The Arlington Federal Savings and Loan Building is a lasting reminder of the “Mad Men” era of American architecture, but it’s in danger of going the way of that period’s three-martini business lunches because of plans to replace it with a car wash.
A group of Arlington residents determined not to let that happen attended the Dec. 5 City Council Land Use and Zoning Committee meeting to support an ordinance that would give the mid-century modern building historical protection and save it from demolition.
“It is really a gem,” said former Council member Bill Bishop, one of several dozen supporters of the building who turned out for the meeting.
“It is not ever going to be duplicated again. And if it goes, it’s gone forever.”
After a lengthy hearing in which the property owner’s attorney, Paul Harden, argued that the building had deteriorated too much to be renovated, the committee sided with its defenders by voting 5-0 to advance the ordinance to a vote by the full Council.
The former savings and loan is at 930 University Blvd. N., at northwest Arlington Expressway and University Boulevard. It is across from the Town & Country Shopping Center that is being redeveloped as College Park.
Ordinance 2023-0701 would designate it as a historic landmark, which would subject any plans to demolish or alter the structure’s street-facing portions to a review by the Jacksonville Historic Preservation Commission for historical appropriateness.
In September, the historic commission voted 6-0 to recommend approval of the historic designation, saying it met four of seven criteria for protection.
Owner Charles Tower opposes the designation, and made plans to sell the property to Take 5 Car Wash. Online information has shown it listed at $1.8 million.
Harden told the committee that the building didn’t meet one of the four criteria – its suitability for renovation or reconstruction.
He offered a report from a building contractor saying the building was “failing,” had cracks in it and lacked steel reinforcement. He said Tower purchased the building not knowing that it might become subject to historic protection, which would drastically lower its market value.
“He’s now the proud owner of a building you’re changing the rules for him on,” Harden said.
TDC Jax LLC bought the site in March 2021 for $650,000 from Ameris Bank, property records show. State corporate filings show Tower, of Jacksonville, and James Coleman of Middleburg lead the LLC.
Bishop, an architect, disagreed that the structure was in poor shape, saying “structurally there’s nothing wrong with this building.”
Built in 1961, the savings and loan’s most distinguishing feature is its precast concrete facade, which includes an array of triangle and diamond shapes interspersed with vertical columns. These designs form the building’s brise soleil – a French term that translates to “sun breaker” – which provides shading from sunlight and solar heat while still allowing natural lighting through the windows.
In a 2022 book about the architecture of Jacksonville, local historian Wayne W. Wood said the building’s brise soleil “ranks as one of the most inventive concrete structures in Jacksonville.”
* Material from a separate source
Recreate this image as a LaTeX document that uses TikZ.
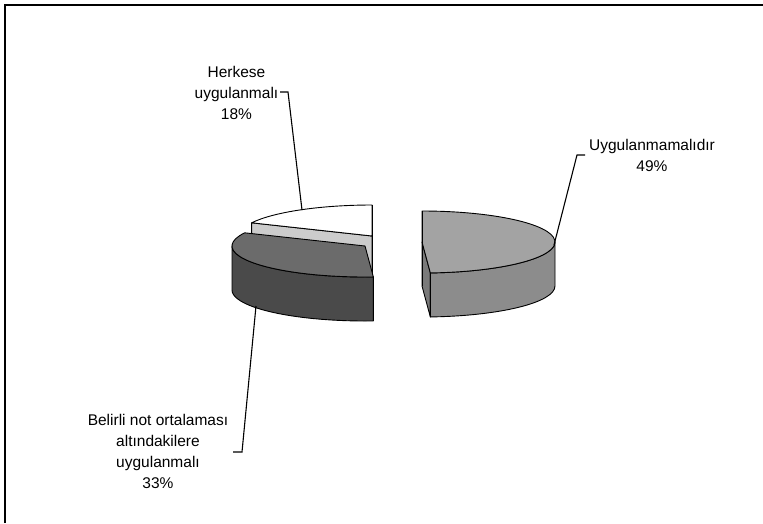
\documentclass[tikz,border=0pt]{standalone}
\usepackage{fontspec}
\setmainfont{Liberation Sans}
\usetikzlibrary{calc}
\begin{document}
\begin{tikzpicture}[x=1pt,y=1pt,
  outline/.style={draw=black, line width=0.9pt, line join=round},
  leader/.style={draw=black, line width=1.1pt, line join=miter},
  lbl/.style={font=\fontsize{15.5}{21}\selectfont, align=center, inner sep=0pt, text=black},
  rtop/.style={outline, fill=black!36},
  rwall/.style={outline, fill=black!45},
  rcut/.style={outline, fill=black!52},
  dtop/.style={outline, fill=black!58},
  dwall/.style={outline, fill=black!71},
  wtop/.style={outline, fill=white},
  wcut/.style={outline, fill=black!20}]
\useasboundingbox (0,0) rectangle (763,-523);
\fill[white] (0,0) rectangle (763,-523);
\draw[line width=2pt] (5,-523) -- (5,-5) -- (763,-5);

% centres of the three slices
\coordinate (W) at (372,-236);
\coordinate (D) at (365,-246);
\coordinate (R) at (422,-242);

% ---- white slice (18%) ----
\draw[wcut] (W) -- ($(W)+(154.8:133 and 31)$) -- ++(0,-44) -- ($(W)+(0,-44)$) -- cycle;
\draw[wtop] (W) -- ($(W)+(90:133 and 31)$) arc[start angle=90, end angle=154.8, x radius=133, y radius=31] -- cycle;
\draw[outline] ($(W)+(90:133 and 31)$) -- ($(W)+(0,-44)$);

% ---- dark slice (33%) ----
\draw[dwall] ($(D)+(180:133 and 31)$) arc[start angle=180, end angle=273.6, x radius=133, y radius=31] -- ++(0,-44) arc[start angle=273.6, end angle=180, x radius=133, y radius=31] -- cycle;
\draw[dtop] (D) -- ($(D)+(154.8:133 and 31)$) arc[start angle=154.8, end angle=273.6, x radius=133, y radius=31] -- cycle;

% ---- right slice (49%) ----
\draw[rcut] (R) -- ($(R)+(-86.4:133 and 31)$) -- ++(0,-44) -- ($(R)+(0,-44)$) -- cycle;
\draw[rwall] ($(R)+(-86.4:133 and 31)$) arc[start angle=-86.4, end angle=0, x radius=133, y radius=31] -- ++(0,-44) arc[start angle=0, end angle=-86.4, x radius=133, y radius=31] -- cycle;
\draw[rtop] (R) -- ($(R)+(-86.4:133 and 31)$) arc[start angle=-86.4, end angle=90, x radius=133, y radius=31] -- cycle;
\draw[outline] ($(R)+(90:133 and 31)$) -- ($(R)+(0,-44)$);

% ---- labels ----
\node[lbl] (hk) at (236.5,-92.5) {Herkese\\uygulanmalı\\18\%};
\node[lbl] (uy) at (652,-155.5) {Uygulanmamalıdır\\49\%};
\node[lbl] (be) at (158,-451.5) {Belirli not ortalaması\\altındakilere\\uygulanmalı\\33\%};

% ---- leaders ----
\coordinate (hkA) at (280,-92);
\coordinate (hkB) at (288,-92);
\coordinate (hkE) at (302,-210);
\draw[leader] (hkA) -- (hkB) -- (hkE);
\coordinate (uyA) at (585,-155);
\coordinate (uyB) at (577,-155);
\coordinate (uyE) at (554,-245);
\draw[leader] (uyA) -- (uyB) -- (uyE);
\coordinate (beA) at (233,-452);
\coordinate (beB) at (242,-452);
\coordinate (beE) at (256,-306);
\draw[leader] (beA) -- (beB) -- (beE);
\end{tikzpicture}
\end{document}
The 5,068-square-foot, single-story structure was designed by Miami-based architect Edwin T. Reeder, whose work included numerous designs in the mid-century modern style. Among his projects was a remodeling of the former Central National Bank building at 404 N. Julia St. in Downtown Jacksonville, where a mid-century modern facade was added to the original facing.
Today, the bulk of the Arlington property’s windows are boarded up and discarded bits of clothing and trash peppered the property on a recent day.
The sign over the main entrance faintly read “Atlantic Coast Bank,” one of the building’s previous occupants, and the street sign was missing letters, making it read “BEST MONEY MR T RATE IN TOWN DETAILS INSIDE.”
Proponents of the historic designation say the building is emblematic of the vintage architecture of Arlington, which boomed in population during the mid-century era after the opening of the Mathews Bridge in 1953.
The Old Arlington Inc. preservation nonprofit and other supporters would like to see it adapted for reuse as a restaurant or brewery to help revitalize Arlington.
The building would be the first mid-century modern structure to achieve historic landmark status.
“This is one of the most historically significant buildings in Arlington,” Wood told the committee.
“The fact that it’s at the gateway to Arlington makes it even more important.”
The property also is in the Renew Arlington Community Redevelopment Area, which the city hopes to assist with rejuvenation.
On its website, Architectural Digest defines mid-century modern as a style created during the middle decades of the 20th century by designers influenced “by the optimism of the post-World War II boom and by the exploration of a range of materials, including steel, concrete, and newly available insulated glass.”